MPs urged to prioritise voters


By Macdonald Thom:

READY—MP Fyness Magonjwa (left) interacts with a colleague during tea

Newly elected members of Parliament (MPs) have been urged to prioritise their constituents’ interests when performing their duties.

Scottish Labour Party politician, Margaret Patricia Curran, made the remarks in Lilongwe Monday during the opening of an orientation programme for MPs elected in the May 21 parliamentary elections.


The former MP for Glasgow East, who was also Shadow Secretary of State for Scotland from 2011 until 2015, said MPs needed to work together.

“In Parliament, there are a lot of opportunities for cross-party work. I think, in Parliament, it is very important for members of Parliament to be the voice of their constituents, speak up for the constituents and deal with matters of national importance…

They ask questions, they research, they get the details that lead to better government,” she said.


Clerk of Parliament Fiona Kalemba, said low retention of MPs is one of the major considerations for coming up with the orientation programme of legislators.

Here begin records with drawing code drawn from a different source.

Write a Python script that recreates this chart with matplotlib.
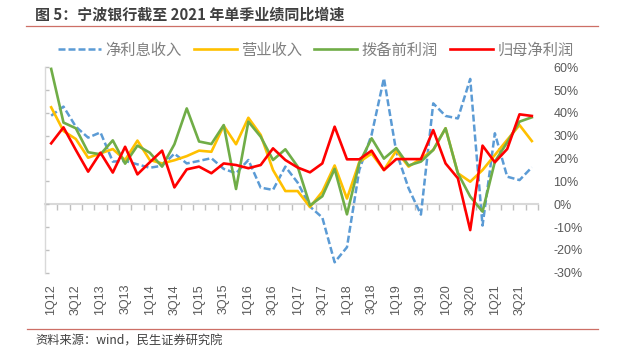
import matplotlib
matplotlib.use("Agg")
import matplotlib.pyplot as plt
import numpy as np

plt.rcParams['font.family'] = ['Noto Sans CJK SC', 'DejaVu Sans']

quarters = [f"{q}Q{y:02d}" for y in range(12, 22) for q in range(1, 5)]

nii = [38.8, 42.8, 34.0, 29.2, 31.5, 18.7, 19.0, 17.5, 16.0, 16.9,
       22.2, 17.9, 19.0, 20.2, 15.5, 13.6, 19.4, 7.3, 6.3, 16.5,
       9.5, -1.0, -5.8, -25.4, -18.8, 15.0, 30.5, 55.2, 23.0, 7.0,
       -4.5, 44.2, 38.7, 37.6, 54.9, -9.3, 31.1, 12.1, 10.6, 16.2]
revenue = [42.5, 32.1, 28.6, 20.4, 22.3, 24.2, 19.4, 27.9, 19.4, 17.9,
           19.3, 21.1, 23.5, 23.0, 34.4, 26.3, 37.9, 30.4, 15.0, 5.8,
           5.8, -1.2, 5.5, 17.0, 2.5, 18.5, 22.2, 15.0, 23.5, 16.5,
           20.0, 23.8, 33.3, 13.6, 9.9, 15.0, 21.6, 28.2, 34.7, 27.7]
ppop = [59.3, 35.8, 33.3, 22.8, 21.9, 28.0, 17.8, 25.7, 22.6, 16.5,
        26.3, 42.0, 27.5, 26.4, 34.7, 6.7, 36.2, 29.6, 19.4, 24.1,
        16.5, -0.5, 3.5, 15.5, -4.4, 18.0, 28.9, 20.0, 24.6, 17.0,
        18.7, 23.8, 33.3, 13.6, 3.4, -3.2, 18.7, 27.1, 36.2, 38.1]
net_profit = [26.7, 33.7, 23.8, 14.3, 22.6, 13.9, 25.2, 13.1, 18.4, 23.5,
              7.4, 15.3, 16.5, 13.6, 17.9, 17.2, 15.8, 17.2, 24.5, 19.4,
              16.1, 14.0, 17.9, 34.0, 19.7, 19.7, 23.5, 15.0, 19.8, 19.8,
              19.8, 32.5, 17.9, 11.4, -11.3, 25.7, 18.4, 24.2, 39.4, 38.7]
series_names = ["净利息收入", "营业收入", "拨备前利润", "归母净利润"]
y_ticks = [-30, -20, -10, 0, 10, 20, 30, 40, 50, 60]

fig = plt.figure(figsize=(6.18, 3.56), dpi=100)
ax = fig.add_axes([45/618, 1-272.8/356, (538-45)/618, (272.8-67.3)/356])

x = np.arange(len(quarters))
ax.plot(x, nii, color='#5B9BD5', lw=1.8, dashes=(2.8, 1.2), label=series_names[0])
ax.plot(x, revenue, color='#FFC000', lw=1.9, label=series_names[1])
ax.plot(x, ppop, color='#70AD47', lw=1.9, label=series_names[2])
ax.plot(x, net_profit, color='#FF0000', lw=1.9, label=series_names[3])

ax.set_xlim(-0.5, len(quarters) - 0.5)
ax.set_ylim(-30, 60)

# y axis: spine and ticks on the left, labels on the right
ax.set_yticks(y_ticks)
ax.set_yticklabels([f"{v}%" for v in y_ticks], fontfamily='Liberation Sans')
ax.tick_params(axis='y', left=True, right=False, labelleft=False, labelright=True,
               direction='in', length=3, color='#BFBFBF', width=1,
               labelsize=9, labelcolor='#595959', pad=11)
for lab in ax.get_yticklabels():
    lab.set_horizontalalignment('left')

# x labels at the bottom
ax.set_xticks(x[::2])
ax.set_xticklabels(quarters[::2], rotation=90, fontfamily='Liberation Sans')
ax.tick_params(axis='x', bottom=True, length=0, labelsize=9, labelcolor='#595959', pad=8)
for lab in ax.get_xticklabels():
    lab.set_verticalalignment('top')

for s in ['top', 'right', 'bottom']:
    ax.spines[s].set_visible(False)
ax.spines['left'].set_color('#D9D9D9')
ax.spines['left'].set_linewidth(1.0)

# zero axis with category boundary ticks
sec = ax.secondary_xaxis(30/90)
sec.set_xticks(np.arange(-0.5, len(quarters), 1.0))
sec.tick_params(axis='x', direction='out', length=4, color='#BFBFBF', width=1,
                labelbottom=False, labeltop=False)
sec.spines['bottom'].set_color('#D9D9D9')
sec.spines['bottom'].set_linewidth(1.5)

# legend
fig.legend(loc='center', bbox_to_anchor=(316/618, 1-50/356), ncol=4, frameon=False,
           handlelength=2.8, handletextpad=0.3, columnspacing=0.8,
           prop={'size': 11}, labelcolor='#808080', borderaxespad=0)

# title and rules
fig.text(35/618, 1-15/356, "图 5：宁波银行截至 2021 年单季业绩同比增速", fontsize=10.8,
         fontweight='bold', color='#404040', ha='left', va='center')
fig.add_artist(plt.Line2D([26/618, 598/618], [1-26/356, 1-26/356], color='#CD6F66', lw=0.9))
fig.add_artist(plt.Line2D([27/618, 598/618], [1-329.3/356, 1-329.3/356], color='#CD6F66', lw=0.9))
fig.text(35/618, 1-341.5/356, "资料来源：wind，民生证券研究院", fontsize=8.8,
         color='#404040', ha='left', va='center')

fig.savefig("out.png", dpi=100)
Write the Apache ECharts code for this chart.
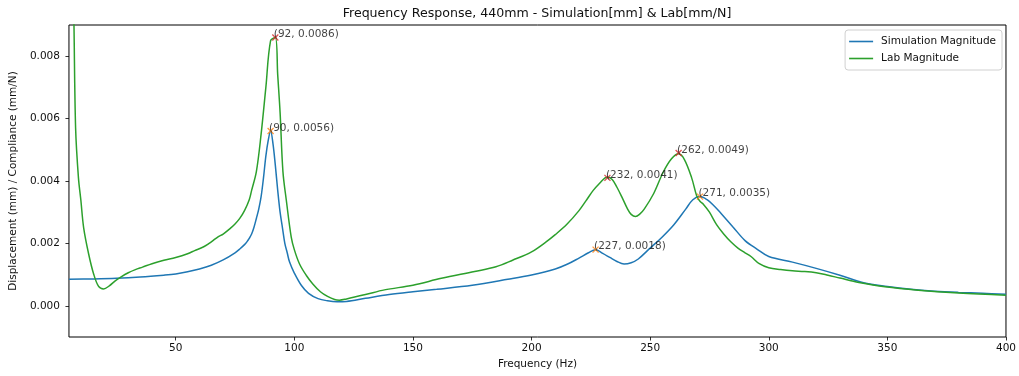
<!DOCTYPE html>
<html><head><meta charset="utf-8">
<script src="https://cdn.jsdelivr.net/npm/echarts@6/dist/echarts.min.js"></script>
<style>html,body{margin:0;padding:0;background:#fff}#c{width:1019px;height:376px}</style>
</head><body><div id="c"></div>
<script>
const simFreq = [5, 15, 25, 35, 45, 50, 55, 60, 65, 70, 75, 77, 79, 80, 81, 82, 83, 84, 85, 86, 87, 88, 89, 90, 91, 92, 93, 94, 95, 96, 97, 98, 100, 103, 106, 110, 114, 118, 122, 130, 140, 150, 160, 175, 190, 200, 210, 215, 220, 224, 227, 230, 233, 236, 239, 242, 245, 250, 255, 260, 265, 268, 271, 274, 277, 280, 285, 290, 295, 300, 310, 320, 330, 340, 350, 360, 370, 380, 390, 400];
const simMag = [0.00085, 0.00086, 0.00088, 0.00092, 0.00098, 0.00102, 0.00109, 0.00118, 0.0013, 0.00147, 0.0017, 0.00182, 0.00196, 0.00205, 0.00216, 0.0023, 0.00252, 0.0028, 0.0031, 0.0035, 0.0041, 0.0048, 0.0053, 0.0056, 0.0052, 0.0045, 0.0037, 0.003, 0.0025, 0.002, 0.0017, 0.0014, 0.00105, 0.00065, 0.0004, 0.00023, 0.00016, 0.00013, 0.00014, 0.00024, 0.00036, 0.00045, 0.00053, 0.00066, 0.00085, 0.00099, 0.00118, 0.00133, 0.00153, 0.0017, 0.0018, 0.00168, 0.00155, 0.00142, 0.00134, 0.00138, 0.0015, 0.00185, 0.0022, 0.0026, 0.0031, 0.0034, 0.0035, 0.0034, 0.0032, 0.00295, 0.00252, 0.00209, 0.00182, 0.00158, 0.0014, 0.0012, 0.00098, 0.00074, 0.00062, 0.00053, 0.00047, 0.00043, 0.0004, 0.00037];
const labFreq = [6, 7, 7.8, 9, 10, 11.2, 13.3, 15.4, 17.5, 19.6, 22, 24.5, 27, 30, 33, 36, 40, 45, 50, 55, 58, 62, 65, 68, 70, 73, 75, 77, 79, 81, 82, 84, 86, 88, 90, 92, 93, 94, 95.2, 96.6, 98.7, 100, 102.2, 105, 107.8, 111, 114, 117, 119, 122, 130, 138, 150, 162, 176, 185, 192, 200, 206, 210, 215, 220, 223, 226, 229, 231, 232, 234, 236, 238, 240.5, 242, 243.8, 245.5, 247.5, 251.5, 255.5, 259, 262, 264.5, 267.5, 269.6, 271, 272.5, 275, 278, 281, 284, 287, 290, 292.5, 296, 300, 305, 310, 315, 320, 325, 330, 338, 349, 363, 380, 400];
const labMag = [0.0125, 0.0095, 0.0057, 0.0041, 0.0034, 0.0025, 0.00166, 0.00102, 0.00062, 0.00054, 0.00064, 0.0008, 0.00093, 0.00106, 0.00116, 0.00124, 0.00135, 0.00146, 0.00155, 0.00167, 0.00177, 0.0019, 0.00205, 0.00222, 0.0023, 0.00248, 0.00262, 0.0028, 0.00305, 0.0034, 0.0037, 0.0043, 0.0055, 0.007, 0.0085, 0.0086, 0.0074, 0.0062, 0.0043, 0.0034, 0.0022, 0.0018, 0.00134, 0.00098, 0.0007, 0.00045, 0.0003, 0.0002, 0.00018, 0.00022, 0.00036, 0.00051, 0.00066, 0.00088, 0.0011, 0.00125, 0.00146, 0.00173, 0.00204, 0.00228, 0.00262, 0.00305, 0.00337, 0.0037, 0.00395, 0.0041, 0.00412, 0.00405, 0.0038, 0.0035, 0.0031, 0.00293, 0.00286, 0.00293, 0.0031, 0.0036, 0.00428, 0.00471, 0.00487, 0.00468, 0.0041, 0.00353, 0.00335, 0.00325, 0.003, 0.0026, 0.0023, 0.00205, 0.00185, 0.0017, 0.00158, 0.00135, 0.00122, 0.00116, 0.00112, 0.0011, 0.00106, 0.00098, 0.00089, 0.00075, 0.00061, 0.0005, 0.00041, 0.00034];
const simPeakFreq = [90, 227, 271];
const simPeakMag = [0.0056, 0.0018, 0.0035];
const labPeakFreq = [92, 232, 262];
const labPeakMag = [0.0086, 0.0041, 0.0049];
const xTicks = [50, 100, 150, 200, 250, 300, 350, 400];
const yTicks = [0, 0.002, 0.004, 0.006, 0.008];
const titleText = 'Frequency Response, 440mm - Simulation[mm] & Lab[mm/N]';
const xName = 'Frequency (Hz)';
const yName = 'Displacement (mm) / Compliance (mm/N)';
const seriesNames = ['Simulation Magnitude', 'Lab Magnitude'];

const FONT = 'DejaVu Sans';
const zip = (a, b) => a.map((v, i) => [v, b[i]]);
const crossPath = 'path://M0,0L10,10M10,0L0,10';

function peakSeries(fs, ms, color) {
  return {
    type: 'scatter',
    data: zip(fs, ms),
    symbol: crossPath,
    symbolSize: 6,
    z: 5,
    silent: true,
    itemStyle: { color: 'none', borderColor: color, borderWidth: 1.3 },
    label: {
      show: true, position: 'right', distance: 0.001, offset: [-7, -3],
      color: '#111', fontFamily: FONT, fontSize: 10.5,
      formatter: p => '(' + p.value[0] + ', ' + p.value[1] + ')'
    }
  };
}

const chart = echarts.init(document.getElementById('c'), null, { renderer: 'canvas' });
chart.setOption({
  animation: false,
  backgroundColor: '#fff',
  textStyle: { fontFamily: FONT },
  grid: { left: 67, right: 12, top: 25, bottom: 39, show: true, borderColor: '#000', borderWidth: 1, backgroundColor: 'transparent' },
  graphic: [{
    type: 'text', x: 537, y: 14, z: 10,
    style: { text: titleText, font: '12.6px "DejaVu Sans"', fill: '#111', textAlign: 'center', textVerticalAlign: 'middle' }
  }],
  legend: {
    orient: 'vertical', right: 17, top: 30,
    padding: [5, 6, 5, 4], itemGap: 4, itemWidth: 24, itemHeight: 1.6,
    icon: 'rect',
    backgroundColor: '#fff', borderColor: '#d0d0d0', borderWidth: 1, borderRadius: 3,
    textStyle: { fontFamily: FONT, fontSize: 10.5, color: '#111', padding: [0, 0, 0, 3], lineHeight: 13 },
    data: seriesNames
  },
  xAxis: {
    type: 'value', min: 5, max: 400,
    name: xName, nameLocation: 'middle', nameGap: 22,
    nameTextStyle: { fontFamily: FONT, fontSize: 10.5, color: '#111' },
    axisLine: { show: false, onZero: false },
    splitLine: { show: false },
    axisTick: { show: true, length: 3.5, lineStyle: { color: '#000', width: 0.8 }, customValues: xTicks },
    axisLabel: { margin: 6, fontFamily: FONT, fontSize: 10.5, color: '#111', customValues: xTicks, formatter: v => String(v) }
  },
  yAxis: {
    type: 'value', min: -0.001, max: 0.009,
    name: yName, nameLocation: 'middle', nameGap: 38, nameRotate: 90,
    nameTextStyle: { fontFamily: FONT, fontSize: 10.5, color: '#111' },
    axisLine: { show: false, onZero: false },
    splitLine: { show: false },
    axisTick: { show: true, length: 3.5, lineStyle: { color: '#000', width: 0.8 }, customValues: yTicks },
    axisLabel: { margin: 9, fontFamily: FONT, fontSize: 10.5, color: '#111', customValues: yTicks, formatter: v => v.toFixed(3) }
  },
  series: [
    {
      name: seriesNames[0], type: 'line', data: zip(simFreq, simMag),
      symbol: 'none', smooth: 0.35, clip: true,
      lineStyle: { color: '#1f77b4', width: 1.5 }, itemStyle: { color: '#1f77b4' }, z: 2
    },
    {
      name: seriesNames[1], type: 'line', data: zip(labFreq, labMag),
      symbol: 'none', smooth: 0.35, clip: true,
      lineStyle: { color: '#2ca02c', width: 1.5 }, itemStyle: { color: '#2ca02c' }, z: 3
    },
    peakSeries(simPeakFreq, simPeakMag, '#ff7f0e'),
    peakSeries(labPeakFreq, labPeakMag, '#d62728')
  ]
});
</script>
</body></html>
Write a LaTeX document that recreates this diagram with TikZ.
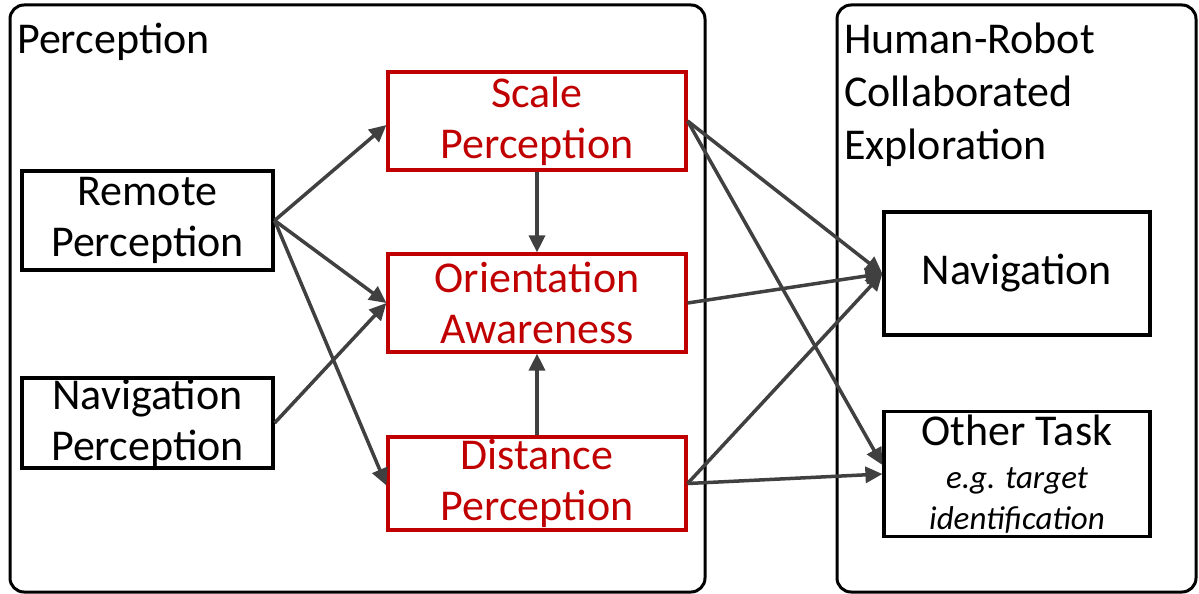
\documentclass[tikz,border=0pt]{standalone}
\usepackage{fontspec}
\setmainfont{Carlito}
\usetikzlibrary{arrows.meta}
\definecolor{boxred}{RGB}{192,0,0}
\definecolor{linegray}{RGB}{64,64,64}
\begin{document}
\begin{tikzpicture}[x=1pt,y=-1pt]
  \useasboundingbox (0,0) rectangle (1199,594);

  % node styles
  \tikzstyle{Frame}=[
  draw,
  line width=3pt,
  rounded corners=14pt,
  inner sep=0pt]

  \tikzstyle{Box}=[
  draw,
  line width=3.2pt,
  align=center,
  inner sep=0pt,
  font=\fontsize{44}{51}\selectfont,
  shape=rectangle]

  \tikzstyle{RedBox}=[Box,draw=boxred,text=boxred]
  \tikzstyle{Title}=[anchor=north west,align=left,inner sep=0pt,
  font=\fontsize{44}{53}\selectfont]
  \tikzstyle{Arrow}=[draw=linegray,line width=3.5pt,
  -{Triangle[length=17pt,width=16pt]}]

  % frames
  \node[Frame,minimum width=695,minimum height=587] (PF) at (357.5,298.5) {};
  \node[Frame,minimum width=359,minimum height=587] (HF) at (1016.5,298.5) {};

  \node[Title] (PT) at (17,23) {Perception};
  \node[Title] (HT) at (844,23) {Human-Robot\\Collaborated\\Exploration};

  % left column
  \node[Box,minimum width=251,minimum height=99] (Remote) at (147.5,220.5) {Remote\\Perception};
  \node[Box,minimum width=251,minimum height=90] (NavP)   at (147.5,423)   {Navigation\\Perception};

  % middle column
  \node[RedBox,minimum width=298,minimum height=98] (Scale)  at (537,121)   {Scale\\Perception};
  \node[RedBox,minimum width=298,minimum height=98] (Orient) at (537,303)   {Orientation\\Awareness};
  \node[RedBox,minimum width=298,minimum height=93] (Dist)   at (537,483.5) {Distance\\Perception};

  % right column
  \node[Box,minimum width=266,minimum height=123] (Nav)   at (1017,273.5) {Navigation};
  \node[Box,minimum width=266,minimum height=125] (Other) at (1017,474)
    {Other Task\\[-8pt]{\fontsize{33}{40}\selectfont\itshape e.g. target}\\[-10pt]{\fontsize{33}{40}\selectfont\itshape identification}};

  % connectors
  \draw[Arrow] (Remote.east) -- ([yshift=-4pt]Scale.west);
  \draw[Arrow] (Remote.east) -- (Orient.west);
  \draw[Arrow] (Remote.east) -- ([yshift=-2pt]Dist.west);
  \draw[Arrow] (NavP.east) -- (Orient.west);

  \draw[Arrow] (Scale.south) -- (Orient.north);
  \draw[Arrow] (Dist.north) -- (Orient.south);

  \draw[Arrow] (Scale.east) -- (Nav.west);
  \draw[Arrow] (Scale.east) -- ([yshift=9pt]Other.west);
  \draw[Arrow] (Orient.east) -- (Nav.west);
  \draw[Arrow] (Dist.east) -- (Nav.west);
  \draw[Arrow] (Dist.east) -- (Other.west);

\end{tikzpicture}
\end{document}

She said the tripartite elections have seen over 130 MPs fail to return to Parliament.

“This orientation is, therefore, aimed at providing to the elected honourable members of Parliament essential general information on the government operations and contemporary issues which are relevant to the members,” Kalemba said.

She also said the orientation would further provide a platform for the MPs to be introduced to appropriate skills, practice and procedure which are required in the Chamber and committee work.

Kalemba said, after the training, the MPs would have knowledge and understanding of a number of areas including House procedures and rules, how to behave during plenary meetings, how to conduct debates that reflect the interest of the people of Malawi.

She also said the MPs would have knowledge of how to pass laws and how to scrutinize implementation of policies and actions

of the government to promote accountability and transparency.

This is the sixth Parliament after 1994. In 1994, Parliament had three political parties—Alliance for Democracy (Aford), United

Democratic Front (UDF) and Malawi Congress Party (MCP) represented and no independents.

The current Parliament, however, has six political parties, namely Aford, UDF, MCP, Democratic Progressive Party, UTM and People’s Party represented. It also has 55 independent MPs.